BY FRAN SPIELMAN CITY HALL REPORTER

A federal grand jury has subpoenaed city tax records for four companies controlled by the Duff family, signaling that the feds are still trying to determine whether a maintenance company with political ties to Mayor Daley and reputed ties to organized crime fronted as a woman-owned business.

The Feb. 14 subpoena demands employee expense tax records filed by Windy City Maintenance, Windy City Labor Service, Remedial Environmental Manpower, Inc. and Remedial Daily Labor from Jan. 1, 1998, to the present.

Copies of the subpoena were released by City Hall Monday in response to a request by the Chicago Sun-Times under freedom of information laws.

It marks the first demand for city records pertaining to Duff-owned companies and the first indication that the federal investigation of the Duffs is still alive under the administration of newly appointed U.S. Attorney Patrick Fitzgerald.

Windy City was formed shortly after Daley took office and was placed in the name of Patricia Green, wife of John Duff Jr., who has a criminal record. Duff Jr. and his son, John III, have a history of ties to organized crime dating to the 1960s.

On New Year's Eve 1999, the city's Law Department stripped Windy City of its minority status after an internal investigation found that men ran the company.

At the time, Corporation Counsel Mara Georges insisted that there was no evidence of fraud because the ownership change evolved when Patricia Green gradually withdrew from the company because of an illness.

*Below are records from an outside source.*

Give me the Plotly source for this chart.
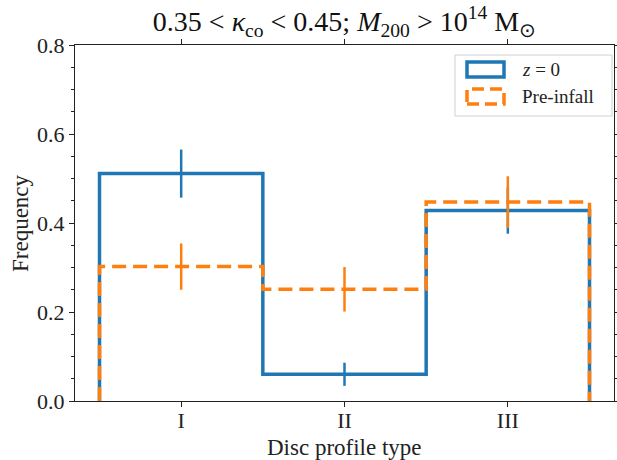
import plotly.graph_objects as go

categories = ["I", "II", "III"]
z0_freq = [0.511, 0.060, 0.428]
z0_err = [0.054, 0.026, 0.052]
pre_freq = [0.302, 0.251, 0.447]
pre_err = [0.052, 0.050, 0.058]
y_ticks = [0.0, 0.2, 0.4, 0.6, 0.8]

BLUE = "#1f77b4"
ORANGE = "#ff7f0e"
FONT = "Liberation Serif"

W, H = 617, 460
ML, MR, MT, MB = 75, 3, 45, 59


def step_xy(vals):
    xs, ys = [-0.5], [0.0]
    for i, v in enumerate(vals):
        xs += [i - 0.5, i + 0.5]
        ys += [v, v]
    xs.append(len(vals) - 0.5)
    ys.append(0.0)
    return xs, ys


pos = list(range(len(categories)))
fig = go.Figure()

bx, by = step_xy(z0_freq)
fig.add_trace(go.Scatter(x=bx, y=by, mode="lines",
                         line=dict(color=BLUE, width=3.5), showlegend=False))
fig.add_trace(go.Scatter(x=pos, y=z0_freq, mode="markers",
                         marker=dict(size=0.1, color=BLUE),
                         error_y=dict(type="data", array=z0_err, color=BLUE,
                                      thickness=2.5, width=0),
                         showlegend=False))
ox, oy = step_xy(pre_freq)
fig.add_trace(go.Scatter(x=ox, y=oy, mode="lines",
                         line=dict(color=ORANGE, width=3.5, dash="14px,7px"),
                         showlegend=False))
fig.add_trace(go.Scatter(x=pos, y=pre_freq, mode="markers",
                         marker=dict(size=0.1, color=ORANGE),
                         error_y=dict(type="data", array=pre_err, color=ORANGE,
                                      thickness=2.5, width=0),
                         showlegend=False))

pw = W - ML - MR
ph = H - MT - MB


def px(xp):
    return (xp - ML) / pw


def py(yp):
    return (H - MB - yp) / ph


shapes = [
    dict(type="rect", xref="paper", yref="paper",
         x0=px(455), x1=px(612), y0=py(116), y1=py(55),
         line=dict(color="#d0d0d0", width=1), fillcolor="rgba(255,255,255,0.8)"),
    dict(type="rect", xref="paper", yref="paper",
         x0=px(467), x1=px(504), y0=py(77), y1=py(62),
         line=dict(color=BLUE, width=3.5)),
    dict(type="rect", xref="paper", yref="paper",
         x0=px(467), x1=px(504), y0=py(104), y1=py(89),
         line=dict(color=ORANGE, width=3.5, dash="12px,6px")),
]
annotations = [
    dict(xref="paper", yref="paper", x=px(520), y=py(69.5), xanchor="left",
         yanchor="middle", showarrow=False, text="<i>z</i> = 0",
         font=dict(family=FONT, size=19, color="#222")),
    dict(xref="paper", yref="paper", x=px(520), y=py(96.5), xanchor="left",
         yanchor="middle", showarrow=False, text="Pre-infall",
         font=dict(family=FONT, size=19, color="#222")),
    dict(xref="paper", yref="paper", x=0.5, y=py(447), xanchor="center",
         yanchor="middle", showarrow=False, text="Disc profile type",
         font=dict(family=FONT, size=23, color="#222")),
    dict(xref="paper", yref="paper", x=px(20), y=0.5, xanchor="center",
         yanchor="middle", showarrow=False, text="Frequency", textangle=-90,
         font=dict(family=FONT, size=23, color="#222")),
]

fig.update_layout(
    width=W, height=H,
    margin=dict(l=ML, r=MR, t=MT, b=MB, autoexpand=False),
    plot_bgcolor="white", paper_bgcolor="white",
    font=dict(family=FONT, size=22, color="#222"),
    title=dict(text="0.35&nbsp;&lt;&nbsp;<i>κ</i><sub>co</sub>&nbsp;&lt;&nbsp;0.45; <i>M</i><sub>200</sub>&nbsp;&gt;&nbsp;10<sup>14</sup>&nbsp;M<sub>⊙</sub>",
               x=0.5, xref="paper", xanchor="center", y=1 - 21 / H, yanchor="middle",
               font=dict(family=FONT, size=28, color="#111")),
    shapes=shapes, annotations=annotations,
    xaxis=dict(range=[-0.65, 2.65], tickvals=pos, ticktext=categories,
               showgrid=False, zeroline=False, showline=True, linecolor="#222",
               linewidth=1.2, mirror="ticks", ticks="outside", ticklen=5,
               tickcolor="#222", tickfont=dict(size=22), automargin=False,
               ticklabelstandoff=-6),
    yaxis=dict(range=[0, 0.8], tickvals=y_ticks,
               ticktext=[f"{v:.1f}" for v in y_ticks],
               showgrid=False, zeroline=False, showline=True, linecolor="#222",
               linewidth=1.2, mirror="ticks", ticks="outside", ticklen=5,
               tickcolor="#222", tickfont=dict(size=22), automargin=False,
               minor=dict(dtick=0.05, ticks="outside", ticklen=3, tickcolor="#222",
                          showgrid=False)),
)

fig.write_html("out.html", config={"displayModeBar": False},
               post_script="document.body.style.margin='0px';document.body.style.padding='0px';")
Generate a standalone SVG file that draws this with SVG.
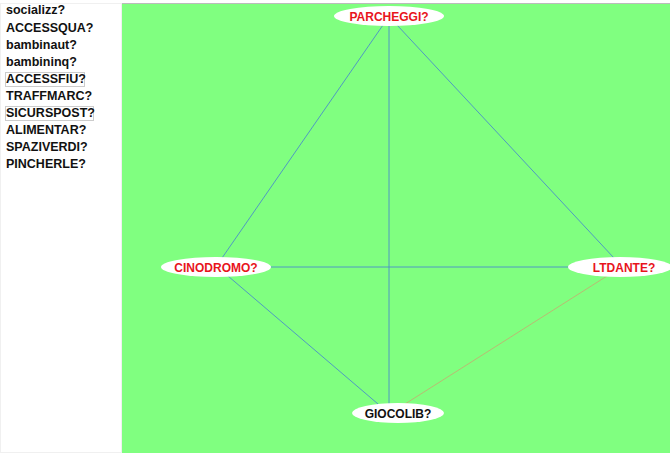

A few days later, the Rev. Jesse Jackson embarrassed Daley by demanding a federal investigation to "stop the crooks and open the books.'' The call was heeded by the feds the following week.

Jackson's tough stance on a controversy that had been swirling around City Hall for months came after Daley left a joint appearance with Jackson at Operation PUSH that was arranged to provide the mayor with political cover from the Duff controversy.

The mayor said later he had nothing to hide and expressed confidence that an investigation at any level would uncover no fraud.

''Let them investigate. Let them look at the whole thing,'' the mayor said at the time.

Over the years, Daley has accepted campaign contributions and political foot soldiers provided by the Duff family. Asked in 2000 whether he would sever his ties to the Duffs after the city stripped Windy City of its status as a woman-owned business, he said, ''I have no financial or political ties to them."

A no-bid contract to clean up Taste of Chicago started the ball rolling on $100 million in government contracts for Duff-controlled companies. At the time it was stripped of its women's business enterprise status, Windy City Maintenance had $5.3 million in janitorial contracts at the city's 911 Center and at Area 2 Police Headquarters, and a $3 million subcontract at O'Hare Airport. All of those contracts were re-bid.